Serialize a data frame to an Apache Parquet (.parquet) file, storing the data natively while preserving the full artoo_meta as a CDISC-shaped sidecar in the file's key-value metadata. The emit end of the artoo workflow (spec -> apply_spec -> write_parquet); a thin wrapper over write_dataset() with format = "parquet". Requires the lightweight nanoparquet package.

Usage

write_parquet(
  x,
  path,
  encoding = NULL,
  on_invalid = c("error", "replace", "ignore"),
  compression = "snappy"
)

Arguments

x

The dataset to write. <data.frame>: required. Typically the output of apply_spec(), carrying artoo_meta.

path

Destination .parquet path. <character(1)>: required.

encoding

Source charset to record. <character(1)> | NULL. The parquet bytes are always written as UTF-8 (the format's STRING type is UTF-8 by spec); encoding only records the data's original charset in the artoo_meta, so a later write_xpt() can reproduce the source bytes. NULL (default) leaves the recorded encoding untouched.

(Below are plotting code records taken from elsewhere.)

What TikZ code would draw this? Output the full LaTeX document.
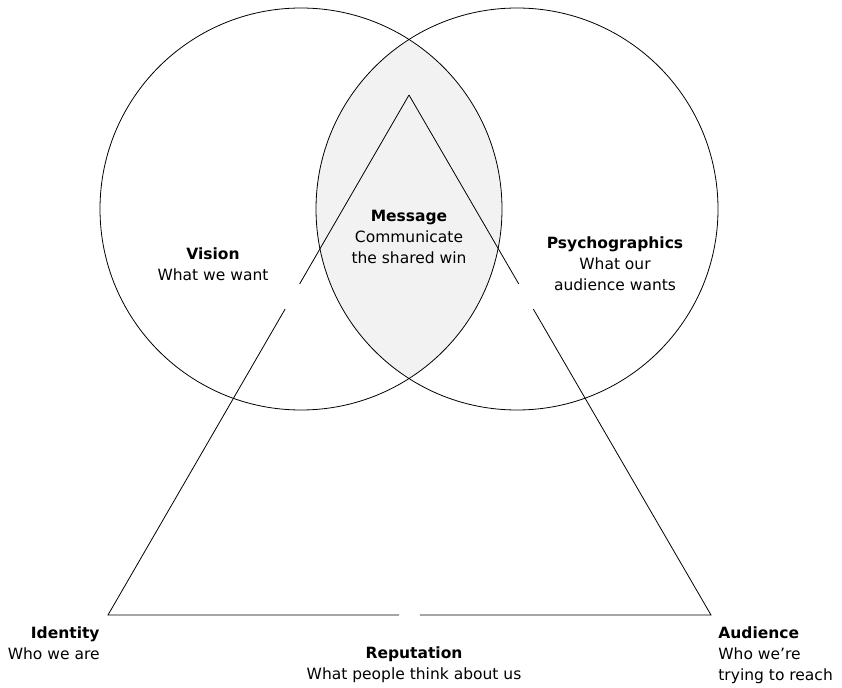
\documentclass[tikz,border=0pt]{standalone}
\usepackage{fontspec}
\setmainfont{DejaVu Sans}
\usepackage{tikz}
\usetikzlibrary{positioning,calc}
\definecolor{lensGray}{HTML}{F2F2F2}

\begin{document}
\begin{tikzpicture}[x=1pt, y=-1pt, line width=0.8pt,
    every node/.style={font=\fontsize{15.5}{21}\selectfont, inner sep=0pt, align=center},
    label/.style={anchor=north}]
    \useasboundingbox (0,0) rectangle (842,687);
    % circles and shared area
    \coordinate (cv) at (301,209);
    \coordinate (cp) at (517,209);
    \begin{scope}
        \clip (cv) circle (201);
        \fill[lensGray] (cp) circle (201);
    \end{scope}
    \draw (cv) circle (201);
    \draw (cp) circle (201);
    % triangle corners
    \coordinate (top) at (409,95);
    \coordinate (bl) at (108,615);
    \coordinate (br) at (711,615);
    \draw (top) -- ($(top)!0.3635!(bl)$);
    \draw ($(top)!0.4115!(bl)$) -- (bl) -- ($(bl)!0.4826!(br)$);
    \draw (top) -- ($(top)!0.3635!(br)$);
    \draw ($(top)!0.4115!(br)$) -- (br) -- ($(br)!0.4826!(bl)$);
    % labels
    \node[label] (msg) at (409,209.5) {\textbf{Message}\\Communicate\\the shared win};
    \node[label] (vis) at (213,247.5) {\textbf{Vision}\\What we want};
    \node[label] (psy) at (615,236.5) {\textbf{Psychographics}\\What our\\audience wants};
    \node[anchor=north east, align=right] (idt) at (100,626.5) {\textbf{Identity}\\Who we are};
    \node[label] (rep) at (414,646.5) {\textbf{Reputation}\\What people think about us};
    \node[anchor=north west, align=left] (aud) at (718,626.5) {\textbf{Audience}\\Who we’re\\trying to reach};
\end{tikzpicture}
\end{document}
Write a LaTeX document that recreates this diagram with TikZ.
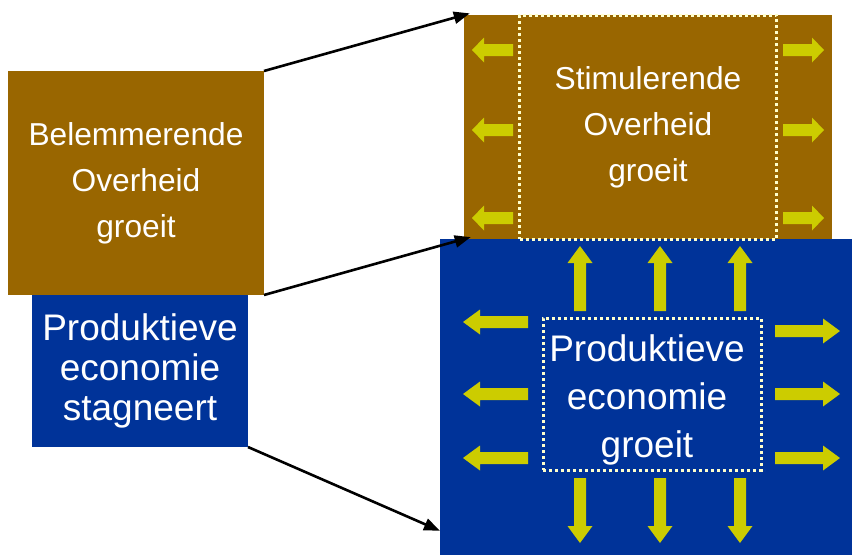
\documentclass[tikz,border=0pt]{standalone}
\usepackage{fontspec}
\setmainfont{Liberation Sans}
\usepackage{xcolor}
\usetikzlibrary{positioning,arrows.meta}

\definecolor{govbrown}{RGB}{153,102,0}
\definecolor{ecoblue}{RGB}{0,51,153}
\definecolor{pushyellow}{RGB}{204,204,0}
\definecolor{dotyellow}{RGB}{255,255,204}

\begin{document}
\begin{tikzpicture}[
  x=1pt, y=-1pt,
  >=Latex,
  box/.style={rectangle, inner sep=0pt, outer sep=0pt, align=center, text=white},
  ovhbox/.style={box, fill=govbrown, minimum width=256pt, minimum height=224pt,
    font=\fontsize{31.7pt}{46pt}\selectfont},
  ecobox/.style={box, fill=ecoblue},
  core/.style={box, draw=dotyellow, line width=3pt, dash pattern=on 3pt off 3pt},
  link/.style={-{Triangle[length=16pt,width=12pt]}, line width=2.6pt, draw=black},
  pics/push/.style 2 args={code={
    \fill[pushyellow] (0,-6) -- (#1-#2,-6) -- (#1-#2,-12.5) -- (#1,0)
      -- (#1-#2,12.5) -- (#1-#2,6) -- (0,6) -- cycle;
  }}
]
\useasboundingbox (0,0) rectangle (852,555);

% ------------------------------------------------------------
% Left: obstructing government, stagnating economy
% ------------------------------------------------------------
\node[ovhbox] (ovh1) at (136,183) {Belemmerende\\Overheid\\groeit};
\node[ecobox, below=0pt of ovh1, xshift=4pt, minimum width=216pt, minimum height=152pt,
  font=\fontsize{37pt}{40pt}\selectfont] (eco1) {Produktieve\\economie\\stagneert};

% ------------------------------------------------------------
% Right: stimulating government, growing economy
% ------------------------------------------------------------
\node[ovhbox, right=200pt of ovh1, yshift=56pt, minimum width=368pt] (ovh2) {};
\node[ecobox, below=0pt of ovh2, xshift=-2pt, minimum width=412pt, minimum height=316pt] (eco2) {};

% yellow push arrows
\foreach \y in {50,130,218} {
  \pic[rotate=180] at (513,\y) {push={41}{12}};
  \pic at (783,\y) {push={41}{12}};
}
\foreach \x in {580,660,740} {
  \pic[rotate=90] at (\x,311) {push={65}{17}};
  \pic[rotate=-90] at (\x,478) {push={65}{17}};
}
\foreach \y in {322,394,458} \pic[rotate=180] at (528,\y) {push={65}{17}};
\foreach \y in {331,394,458} \pic at (775,\y) {push={65}{17}};

% dotted cores
\node[core, minimum width=257pt, minimum height=224pt,
  font=\fontsize{31.7pt}{46pt}\selectfont] (ovhcore) at (ovh2) {Stimulerende\\Overheid\\groeit};
\node[core, minimum width=218pt, minimum height=152pt] (ecocore) at (652,394) {};
\node[box, font=\fontsize{37pt}{48pt}\selectfont] (ecotext) at (647,400) {Produktieve\\economie\\groeit};

% arrows from left to right
\draw[link, shorten >=-6pt] (ovh1.north east) -- (ovh2.north west);
\draw[link, shorten >=-7pt] (ovh1.south east) -- (ovh2.south west);
\draw[link] (eco1.south east) -- (eco2.213.8);

\end{tikzpicture}
\end{document}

Tip: any SAS or IANA spelling listed by artoo_encodings() is accepted.

on_invalid

Policy for values that are not valid UTF-8. <character(1)>: default "error". One of "error" (abort with artoo_error_codec), "replace" (substitute ? and warn with artoo_warning_encoding), or "ignore" (drop the invalid bytes). See write_json() for when this fires; parquet STRING bytes are UTF-8 by spec, exactly like Dataset-JSON.

compression

Column compression codec. <character(1)>: default "snappy". One of:

  • "snappy" (default) — fast, the parquet ecosystem default.

  • "gzip" — smaller files, slower.

  • "zstd" — the best size/speed trade-off where supported.

  • "uncompressed" — raw pages.

Value

The input x, invisibly, so a write can sit mid-pipeline.

Details

Metadata where plain Parquet has none. A bare nanoparquet/arrow file drops labels, formats, and codelists; write_parquet() embeds the complete artoo_meta as a single Dataset-JSON-shaped string under the metadata_json key, so read_parquet() restores every CDISC attribute. The same string is what a .json file or an rds carries, so conversion between any two formats stays lossless. A reader without artoo still opens the data and can see the metadata_json block.

See also

read_parquet() for the inverse; write_dataset() for the generic dispatcher.

Examples

spec <- artoo_spec(cdisc_adam_datasets, cdisc_adam_variables, codelists = cdisc_codelists)

# ---- Example 1: write a conformed dataset to Parquet ----
#
# apply_spec() attaches the metadata; write_parquet() stores the data
# natively and the metadata as a CDISC-shaped sidecar.
adsl <- apply_spec(cdisc_adsl, spec, "ADSL", conformance = "off")
path <- tempfile(fileext = ".parquet")
write_parquet(adsl, path)

# ---- Example 2: round-trip and confirm the metadata survived ----
#
# Reading it back yields an identical artoo_meta.
back <- read_parquet(path)
identical(get_meta(back)@columns, get_meta(adsl)@columns)
#> [1] TRUE